--- START ---

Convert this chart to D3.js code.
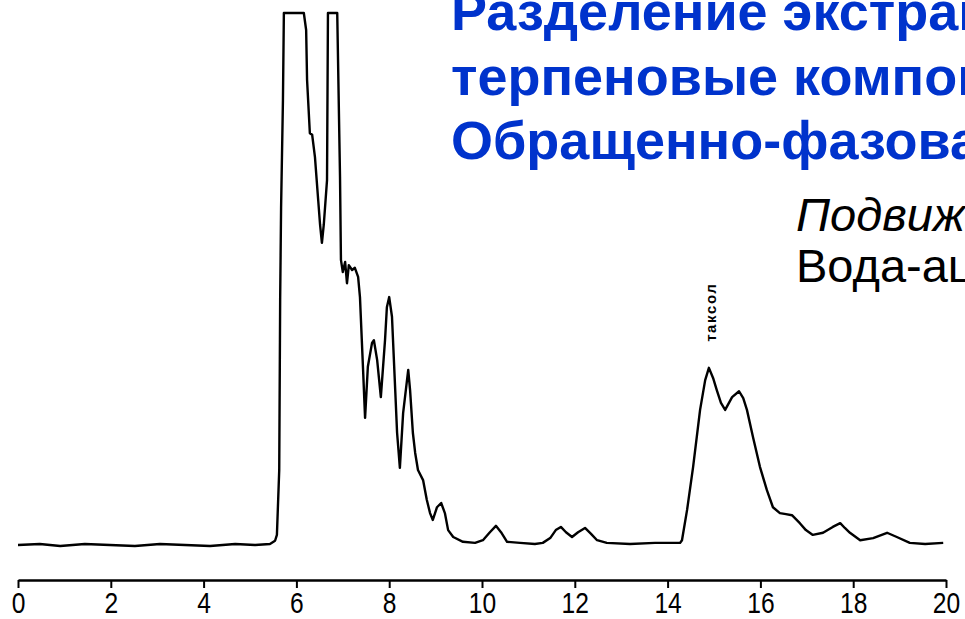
<!DOCTYPE html>
<html>
<head>
<meta charset="utf-8">
<script src="https://cdn.jsdelivr.net/npm/d3@7"></script>
<style>
  html, body { margin: 0; padding: 0; background: #fff; }
  svg { display: block; }
</style>
</head>
<body>
<div id="root"></div>
<script>
const width = 965;
const height = 619;

// retention time, min
const timeMin = [
  0.00, 0.47, 0.91, 1.44, 1.98, 2.52, 3.06, 3.60, 4.14, 4.68,
  5.11, 5.43, 5.54, 5.58, 5.63, 5.65, 5.67, 5.71, 5.73, 6.16,
  6.21, 6.23, 6.29, 6.34, 6.40, 6.47, 6.51, 6.55, 6.59, 6.66,
  6.68, 6.88, 6.94, 6.96, 7.00, 7.05, 7.09, 7.13, 7.20, 7.26,
  7.33, 7.37, 7.44, 7.48, 7.54, 7.63, 7.67, 7.74, 7.82, 7.91,
  7.95, 8.00, 8.06, 8.13, 8.17, 8.23, 8.30, 8.41, 8.45, 8.51,
  8.56, 8.62, 8.73, 8.81, 8.88, 8.94, 9.03, 9.12, 9.20, 9.27,
  9.38, 9.59, 9.85, 10.02, 10.17, 10.30, 10.41, 10.54, 10.82, 11.14,
  11.31, 11.47, 11.59, 11.70, 11.81, 11.94, 12.07, 12.22, 12.35, 12.48,
  12.69, 13.19, 13.73, 14.27, 14.31, 14.42, 14.55, 14.70, 14.81, 14.89,
  14.98, 15.06, 15.15, 15.24, 15.39, 15.54, 15.63, 15.71, 15.84, 15.99,
  16.14, 16.27, 16.42, 16.55, 16.68, 16.85, 16.98, 17.13, 17.35, 17.56,
  17.72, 17.82, 17.93, 18.15, 18.43, 18.73, 18.94, 19.22, 19.55, 19.94
];

// detector signal, % of recorder full scale (100 = off scale)
const signal = [
  0.0, 0.2, -0.2, 0.2, 0.0, -0.2, 0.2, 0.0, -0.2, 0.2,
  0.0, 0.2, 0.8, 1.9, 14.1, 46.1, 63.5, 83.6, 100, 100,
  96.8, 87.4, 77.4, 77.1, 72.9, 64.8, 60.2, 56.8, 60.2, 68.6,
  100, 100, 69.2, 53.6, 51.3, 53.2, 49.2, 52.6, 51.7, 52.1,
  50.4, 46.6, 32.3, 23.9, 33.5, 38.0, 38.5, 34.8, 27.8, 38.5,
  44.7, 46.6, 42.9, 29.1, 21.1, 14.5, 24.8, 32.9, 29.1, 21.1,
  17.3, 14.1, 12.2, 8.5, 6.0, 4.7, 7.1, 7.9, 6.0, 2.8,
  1.5, 0.6, 0.4, 0.9, 2.4, 3.6, 2.4, 0.6, 0.4, 0.2,
  0.4, 1.3, 2.8, 3.4, 2.4, 1.5, 2.4, 3.2, 2.1, 0.9,
  0.4, 0.2, 0.4, 0.4, 0.9, 6.6, 14.7, 25.4, 31.0, 33.3,
  31.4, 29.1, 26.7, 25.4, 27.8, 28.9, 27.6, 25.4, 20.3, 14.7,
  10.3, 7.1, 6.0, 5.8, 5.6, 4.1, 2.8, 1.9, 2.3, 3.4,
  4.1, 3.2, 2.3, 0.9, 1.3, 2.3, 1.5, 0.4, 0.2, 0.4
];

const xTicks = [0, 2, 4, 6, 8, 10, 12, 14, 16, 18, 20];

const titleLines = [
  "Разделение экстракта тиса на",
  "терпеновые компоненты.",
  "Обращенно-фазовая ВЭЖХ"
];
const phaseLines = ["Подвижная фаза:", "Вода-ацетонитрил"];
const peakLabel = { name: "таксол", time: 14.89, value: 33.3 };

const svg = d3.select("#root").append("svg")
  .attr("width", width)
  .attr("height", height);

svg.append("rect")
  .attr("width", width)
  .attr("height", height)
  .attr("fill", "#fff");

const x = d3.scaleLinear().domain([0, 20]).range([18, 946]);
const y = d3.scaleLinear().domain([0, 100]).range([545, 13]);

const points = timeMin.map((t, i) => [t, signal[i]]);

const line = d3.line()
  .x(d => x(d[0]))
  .y(d => y(d[1]));

svg.append("path")
  .datum(points)
  .attr("fill", "none")
  .attr("stroke", "#000")
  .attr("stroke-width", 2.4)
  .attr("stroke-linejoin", "round")
  .attr("d", line);

// time axis
const axis = svg.append("g")
  .attr("transform", "translate(0,580)")
  .call(d3.axisBottom(x)
    .tickValues(xTicks)
    .tickFormat(d3.format("d"))
    .tickSize(8)
    .tickSizeOuter(0)
    .tickPadding(4));

axis.select(".domain").attr("stroke", "#000").attr("stroke-width", 2.4);
axis.selectAll(".tick line").attr("stroke", "#000").attr("stroke-width", 2);
axis.selectAll(".tick text")
  .attr("fill", "#000")
  .attr("font-family", "'Liberation Sans', Arial, sans-serif")
  .attr("font-size", "30px")
  .attr("transform", "scale(0.82,1)");

// peak label
svg.append("text")
  .attr("transform", `translate(${x(peakLabel.time) + 7},${y(peakLabel.value) - 26}) rotate(-90)`)
  .attr("font-family", "'Liberation Sans', Arial, sans-serif")
  .attr("font-weight", "bold")
  .attr("font-size", "15px")
  .attr("letter-spacing", "1.6px")
  .text(peakLabel.name);

// title (runs off the right edge as in the slide)
svg.append("g")
  .selectAll("text")
  .data(titleLines)
  .enter()
  .append("text")
  .attr("x", 451)
  .attr("y", (d, i) => 30 + i * 64.5)
  .attr("font-family", "'Liberation Sans', Arial, sans-serif")
  .attr("font-weight", "bold")
  .attr("font-size", "54px")
  .attr("fill", "#0033cc")
  .text(d => d);

svg.append("g")
  .selectAll("text")
  .data(phaseLines)
  .enter()
  .append("text")
  .attr("x", 796)
  .attr("y", (d, i) => 231 + i * 51)
  .attr("font-family", "'Liberation Sans', Arial, sans-serif")
  .attr("font-style", (d, i) => i === 0 ? "italic" : "normal")
  .attr("font-size", "47px")
  .attr("fill", "#000")
  .text(d => d);
</script>
</body>
</html>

--- END ---

**OBJECTIVE**
Your task is to return the lines above, from the first one up to and including the line containing "const height = 619;", minus any pictures.

**EXERCISE SOLUTION**
Convert this chart to D3.js code.
<!DOCTYPE html>
<html>
<head>
<meta charset="utf-8">
<script src="https://cdn.jsdelivr.net/npm/d3@7"></script>
<style>
  html, body { margin: 0; padding: 0; background: #fff; }
  svg { display: block; }
</style>
</head>
<body>
<div id="root"></div>
<script>
const width = 965;
const height = 619;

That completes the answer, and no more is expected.